Convert the dataset to a STAC Item.

Requires the 'stac' optional dependency.

Parameters:

Name	Type	Description	Default
`id`	`str`	Unique identifier for the STAC Item	required
`geometry`	`dict`	GeoJSON geometry dictionary	`None`
`properties`	`dict`	Additional properties for the STAC Item	`None`
`assets`	`dict`	Dictionary of pystac.Asset objects	`None`
`**kwargs`		Additional arguments passed to pystac.Item	`{}`

Returns:

Type	Description
`Item`	The generated STAC Item

Source code in src/dummyxarray/io.py

def to_stac_item(self, id, geometry=None, properties=None, assets=None, **kwargs):
    """
    Convert the dataset to a STAC Item.

    Requires the 'stac' optional dependency.

    Parameters
    ----------
    id : str
        Unique identifier for the STAC Item
    geometry : dict, optional
        GeoJSON geometry dictionary
    properties : dict, optional
        Additional properties for the STAC Item
    assets : dict, optional
        Dictionary of pystac.Asset objects
    **kwargs
        Additional arguments passed to pystac.Item

    Returns
    -------
    pystac.Item
        The generated STAC Item
    """
    try:
        from .stac import dataset_to_stac_item
    except ImportError as e:
        raise ImportError(
            "STAC support requires 'pystac' and other optional dependencies. "
            "Install with: pip install 'dummyxarray[stac]'"
        ) from e

    return dataset_to_stac_item(
        self, id=id, geometry=geometry, properties=properties, assets=assets, **kwargs
    )

to_stac_collection ¶

to_stac_collection(
    id: str,
    description: Optional[str] = None,
    extent: Optional[Dict[str, Any]] = None,
    **kwargs
) -> Collection

Create a STAC Collection from this dataset.

Parameters:

Name	Type	Description	Default
`id`	`str`	Unique identifier for the collection	required
`description`	`str`	Detailed description of the collection	`None`
`extent`	`dict`	Spatial and temporal extent of the collection. If not provided, will attempt to extract from dataset attributes.	`None`
`**kwargs`		Additional arguments passed to pystac.Collection	`{}`

Returns:

Type	Description
`Collection`	The generated STAC Collection

Examples:

>>> ds = DummyDataset()
>>> collection = ds.to_stac_collection(
...     id="my-collection",
...     description="A collection of dummy data"
... )

Source code in src/dummyxarray/io.py

def to_stac_collection(
    self,
    id: str,
    description: Optional[str] = None,
    extent: Optional[Dict[str, Any]] = None,
    **kwargs,
) -> "Collection":
    """
    Create a STAC Collection from this dataset.

    Parameters
    ----------
    id : str
        Unique identifier for the collection
    description : str, optional
        Detailed description of the collection
    extent : dict, optional
        Spatial and temporal extent of the collection. If not provided,
        will attempt to extract from dataset attributes.
    **kwargs
        Additional arguments passed to pystac.Collection

    Returns
    -------
    pystac.Collection
        The generated STAC Collection

    Examples
    --------
    >>> ds = DummyDataset()
    >>> collection = ds.to_stac_collection(
    ...     id="my-collection",
    ...     description="A collection of dummy data"
    ... )
    """
    try:
        from pystac import Collection
    except ImportError as e:
        raise ImportError(
            "STAC support requires 'pystac' and other optional "
            "dependencies. Install with: pip install 'dummyxarray[stac]'"
        ) from e

    # Create a default extent if not provided
    if extent is None:
        extent = self._get_default_stac_extent()
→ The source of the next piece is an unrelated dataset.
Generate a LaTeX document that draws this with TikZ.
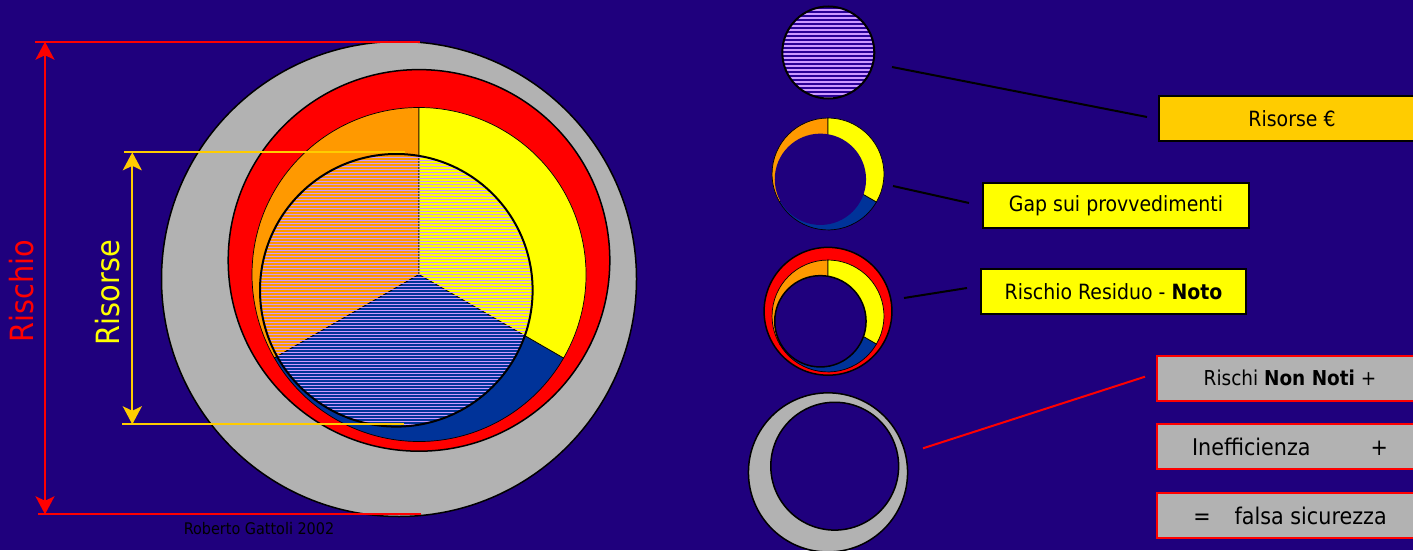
\documentclass[tikz,border=0pt]{standalone}
\usepackage{fontspec}
\setmainfont{DejaVu Sans}[FakeStretch=0.9]
\usetikzlibrary{arrows.meta}
\definecolor{slideBlue}{RGB}{31,0,125}
\definecolor{discBlue}{RGB}{40,0,150}
\definecolor{riskGray}{RGB}{178,178,178}
\definecolor{riskRed}{RGB}{255,0,0}
\definecolor{pieOrange}{RGB}{255,153,0}
\definecolor{pieYellow}{RGB}{255,255,0}
\definecolor{pieBlue}{RGB}{0,51,153}
\definecolor{stripeLilac}{RGB}{204,153,255}
\definecolor{resGold}{RGB}{255,204,0}
\newcommand{\sideFont}{\fontsize{32}{36}\selectfont}
\newcommand{\calloutFont}{\fontsize{21}{24}\selectfont}
\newcommand{\bigCalloutFont}{\fontsize{23}{26}\selectfont}
\newcommand{\creditFont}{\fontsize{16}{18}\selectfont}
\tikzset{
  ring line/.style={draw=black,line width=1.5pt},
  sector line/.style={draw=black,line width=0.7pt},
  yellow box/.style={draw=black,line width=2pt,fill=pieYellow,minimum width=266pt,minimum height=45pt,inner sep=0pt,font=\calloutFont,text=black},
  gold box/.style={yellow box,fill=resGold},
  gray box/.style={draw=riskRed,line width=2pt,fill=riskGray,minimum width=266pt,minimum height=45pt,inner sep=0pt,font=\calloutFont,text=black},
  size arrow/.style={{Stealth[length=18pt,width=19pt,inset=4.5pt]}-{Stealth[length=18pt,width=19pt,inset=4.5pt]},line width=2.3pt},
  extent line/.style={line width=2.3pt},
  call line/.style={draw=black,line width=2pt}
}
\newcommand{\pieSectors}{%
  \filldraw[fill=pieOrange,sector line] (0,0) -- (90:167) arc[start angle=90,end angle=210,radius=167] -- cycle;
  \filldraw[fill=pieBlue,sector line] (0,0) -- (210:167) arc[start angle=210,end angle=330,radius=167] -- cycle;
  \filldraw[fill=pieYellow,sector line] (0,0) -- (330:167) arc[start angle=330,end angle=450,radius=167] -- cycle;}

\begin{document}
\begin{tikzpicture}[x=1pt,y=1pt]
  \useasboundingbox (0,0) rectangle (1413,550);
  \fill[slideBlue] (0,0) rectangle (1413,550);

  \begin{scope}[shift={(419,275.5)}]
    \filldraw[fill=riskGray,ring line] (-20,-4.5) circle[radius=237.5];
    \filldraw[fill=riskRed,ring line] (0,14.1) circle[radius=190.8];
    \pieSectors
    \begin{scope}
      \clip (-22.7,-15.8) circle[radius=136.3];
      \pieSectors
      \foreach \k in {0,...,92}
        \draw[stripeLilac,line width=1.2pt] (-160,-153+3*\k) -- (115,-153+3*\k);
    \end{scope}
    \draw[line width=2pt] (-22.7,-15.8) circle[radius=136.3];
  \end{scope}

  \coordinate (rischioTop) at (45,508.3);
  \coordinate (rischioBot) at (45,35.7);
  \coordinate (risorseTop) at (132.3,397.7);
  \coordinate (risorseBot) at (132.3,125.7);
  \draw[riskRed,extent line] (35,508.3) -- (420,508.3);
  \draw[riskRed,extent line] (38,35.7) -- (421,35.7);
  \draw[riskRed,size arrow] (rischioBot) -- (rischioTop);
  \draw[resGold,extent line] (124,397.7) -- (405,397.7);
  \draw[resGold,extent line] (122,125.7) -- (404,125.7);
  \draw[resGold,size arrow] (risorseBot) -- (risorseTop);
  \node[rotate=90,text=riskRed,font=\sideFont] (rischioLabel) at (22,259) {Rischio};
  \node[rotate=90,text=pieYellow,font=\sideFont] (risorseLabel) at (108,257.5) {Risorse};
  \node[text=black,font=\creditFont] (credit) at (259,21) {Roberto Gattoli 2002};

  \begin{scope}
    \clip (828.3,497.5) circle[radius=46];
    \fill[discBlue] (828.3,497.5) circle[radius=46];
    \foreach \k in {0,...,23}
      \draw[stripeLilac,line width=1.8pt] (780,452+4*\k) -- (876,452+4*\k);
  \end{scope}
  \draw[line width=2pt] (828.3,497.5) circle[radius=46];

  \begin{scope}[shift={(828,376)},scale=0.335]
    \pieSectors
    \fill[slideBlue] (-22.7,-15.8) circle[radius=136.3];
  \end{scope}

  \begin{scope}[shift={(828,234)},scale=0.335]
    \filldraw[fill=riskRed,ring line] (0,14.1) circle[radius=190.8];
    \pieSectors
    \filldraw[fill=slideBlue,ring line] (-22.7,-15.8) circle[radius=136.3];
  \end{scope}

  \begin{scope}[shift={(834.7,79.1)},scale=0.335]
    \filldraw[fill=riskGray,ring line] (-20,-4.5) circle[radius=237.5];
    \filldraw[fill=slideBlue,ring line] (0,14.1) circle[radius=190.8];
  \end{scope}

  \node[gold box] (risorseBox) at (1292,431) {Risorse €};
  \node[yellow box] (gapBox) at (1116,344.5) {Gap sui provvedimenti};
  \node[yellow box,minimum width=265pt] (residuoBox) at (1113.5,258.5) {Rischio Residuo - \textbf{Noto}};
  \node[gray box,font=\fontsize{20.5}{23}\selectfont] (nonNotiBox) at (1290,171.7) {Rischi \textbf{Non Noti} +};
  \node[gray box,font=\bigCalloutFont] (ineffBox) at (1290,103.5) {Inefficienza\hspace{60pt}+};
  \node[gray box,font=\bigCalloutFont] (falsaBox) at (1290,34.5) {=\hspace{24pt}falsa sicurezza};

  \coordinate (risorseFrom) at (892,483);
  \coordinate (risorseTip) at (1147,433);
  \coordinate (gapFrom) at (893,364);
  \coordinate (gapTip) at (969,347);
  \coordinate (residuoFrom) at (904,252);
  \coordinate (residuoTip) at (967,262);
  \coordinate (nonNotiFrom) at (923,101.7);
  \coordinate (nonNotiTip) at (1145,173.3);
  \draw[call line] (risorseFrom) -- (risorseTip);
  \draw[call line] (gapFrom) -- (gapTip);
  \draw[call line] (residuoFrom) -- (residuoTip);
  \draw[call line,draw=riskRed] (nonNotiFrom) -- (nonNotiTip);
\end{tikzpicture}
\end{document}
    # Create the collection
    collection = Collection(
        id=id,
        description=description or self.attrs.get("description", ""),
        extent=extent,
        **kwargs,
    )

    # Add dataset metadata
    self._add_collection_metadata(collection)

    return collection

from_stac_item `classmethod` ¶

from_stac_item(item)

Create a DummyDataset from a STAC Item.

Parameters:

Name	Type	Description	Default
`item`	`Item`	The STAC Item to convert	required

Returns:

Type	Description
`DummyDataset`	A new DummyDataset with the structure from the STAC Item

Source code in src/dummyxarray/io.py

@classmethod
def from_stac_item(cls, item):
    """
    Create a DummyDataset from a STAC Item.

    Parameters
    ----------
    item : pystac.Item
        The STAC Item to convert

    Returns
    -------
    DummyDataset
        A new DummyDataset with the structure from the STAC Item
    """
    try:
        from .stac import stac_item_to_dataset
    except ImportError as e:
        raise ImportError(
            "STAC support requires 'pystac' and other optional dependencies. "
            "Install with: pip install 'dummyxarray[stac]'"
        ) from e

    return stac_item_to_dataset(item)

save_stac_item ¶

save_stac_item(
    path: str,
    id: Optional[str] = None,
    geometry: Optional[Dict[str, Any]] = None,
    properties: Optional[Dict[str, Any]] = None,
    assets: Optional[Dict[str, Any]] = None,
    **kwargs
) -> None

Save the dataset as a STAC Item to a file.

Parameters:

Name	Type	Description	Default
`path`	`str`	Path where to save the STAC Item JSON file	required
`id`	`str`	Unique identifier for the STAC Item. If not provided, will use the dataset name or a UUID.	`None`
`geometry`	`dict`	GeoJSON geometry dict (required if not in dataset.attrs)	`None`
`properties`	`dict`	Additional properties for the STAC Item	`None`
`assets`	`dict`	Dictionary of asset information	`None`
`**kwargs`		Additional arguments passed to to_stac_item()	`{}`

Source code in src/dummyxarray/io.py

def save_stac_item(
    self: "D",
    path: str,
    id: Optional[str] = None,
    geometry: Optional[Dict[str, Any]] = None,
    properties: Optional[Dict[str, Any]] = None,
    assets: Optional[Dict[str, Any]] = None,
    **kwargs,
) -> None:
    """
    Save the dataset as a STAC Item to a file.

    Parameters
    ----------
    path : str
        Path where to save the STAC Item JSON file
    id : str, optional
        Unique identifier for the STAC Item. If not provided, will use the dataset name or a UUID.
    geometry : dict, optional
        GeoJSON geometry dict (required if not in dataset.attrs)
    properties : dict, optional
        Additional properties for the STAC Item
    assets : dict, optional
        Dictionary of asset information
    **kwargs
        Additional arguments passed to to_stac_item()
    """
    try:
        from pystac import Item  # noqa: F401
    except ImportError as e:
        raise ImportError(
            "STAC file operations require 'pystac'. "
            "Install with: pip install 'dummyxarray[stac]'"
        ) from e

    # Create parent directories if they don't exist
    Path(path).parent.mkdir(parents=True, exist_ok=True)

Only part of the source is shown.